Interacting with the dead. Belief and conflict in Early Medieval Europe (AD 450-750)

This project will study customs of revisiting, reworking, and retrieving human and material remains which have newly been recognised in burial grounds across early medieval Europe, using them as an innovative route into understanding beliefs and community life in this formative period of social and religious change.

Once into the Christian Middle Ages, burial sites became places of worship and pilgrimage, with human body parts revered as relics. But the traditional view of the earlier pagan societies is that the dead were kept separate from the living, lying undisturbed in rows of graves in quiet fields, surrounded by their treasured possessions and grave gifts.

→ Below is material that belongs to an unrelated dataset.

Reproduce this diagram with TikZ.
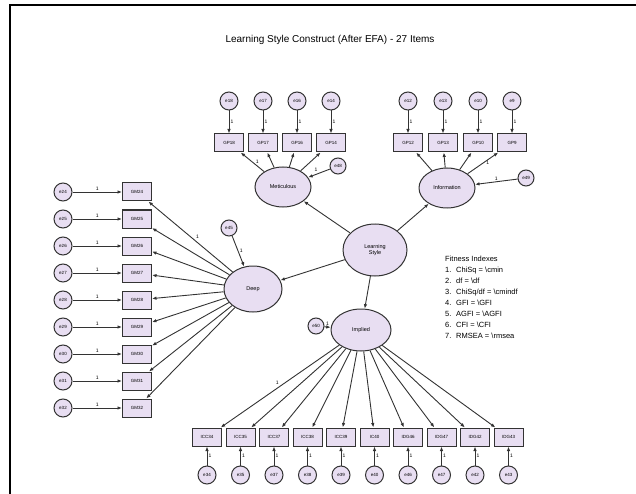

This research will show that far from decomposing in peace, the pre-Christian dead were regularly and frequently unearthed. Over 3 years, it will bring together the first Europe-wide survey of grave reopening practices, showing that a set of related customs can be seen at hundreds of excavated sites over a geographic range from Transylvania to central Spain to southern England.

Applying forensic and archaeothanatological techniques to the excavated evidence, the researchers will reconstruct the reopening practices in detail, exploring their methods and motives as a source for past understandings of such fundamental concepts as death, the body, and ownership. Tracing the spatial and chronological development of the customs, the project will ask how their recognition changes our picture of the societies of the period.